Quand la crise frappe de plein fouet les populations par la faute d’une mauvaise gouvernance, quand les libertés publiques sont systématiquement brimées au nom de fallacieux prétextes de troubles à l’ordre public, le silence devient de la lâcheté. Et comme dit Voltaire, « en taisant le crime, on en devient complice ». Quand des sénégalais s’organisent pour élaborer collectivement des plateformes répondant de lutte, nul, à plus forte raison un leader politique de la trempe d’un Idrissa Seck, ne doit se soustraire à ce devoir citoyen. Un leader politique ne doit pas s’éloigner de son peuple sous le prétexte d’une quelconque stratégie de communication. Il ne doit pas non plus manquer de se prononcer sur les maux et difficultés qui assaillent son peuple. Ce dont le peuple a besoin aujourd’hui, c’est d’un leader qui soit capable de prendre en compte ses préoccupations majeures. Certes, on ne demande pas au leader de Rewmi de blablater sur tous les sujets au risque de répéter l’erreur fatale de « Bakka et Makka », mais il ne doit pas non plus observer un mutisme sur les questions qui interpellent et mobilisent tout le peuple. La hausse du prix de l’électricité, le discours du président du 31 décembre dernier étaient d’excellentes occurrences de prise de parole pour s’adresser à un peuple abandonné par une classe politique qui ne songe qu’à tremper dans des « deals » formalisés dans une rencontre appelée trompeusement dialogue national.

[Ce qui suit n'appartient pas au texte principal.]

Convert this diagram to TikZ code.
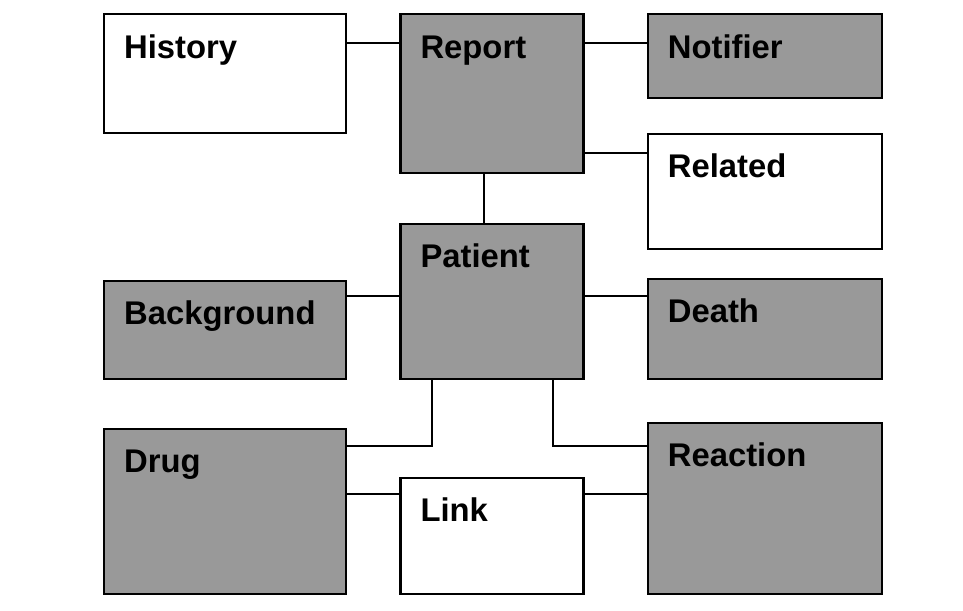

Aujourd’hui, seul Ousmane Sonko s’active sur le terrain de la communication avec le peuple. Depuis la dernière présidentielle, il n’a cessé de se prononcer sur ces questions qui intéressent les sénégalais. Mieux, il a commencé, selon un calendrier bien défini, ses tournées nationales dans le but de maintenir ce lien affectif avec les populations. Et avec cette présence assidue du leader de Pastef sur le terrain de la communication, le patron de Rewmi risque de perdre du terrain difficilement rattrapable sur la route qui mène vers la présidentielle de 2024.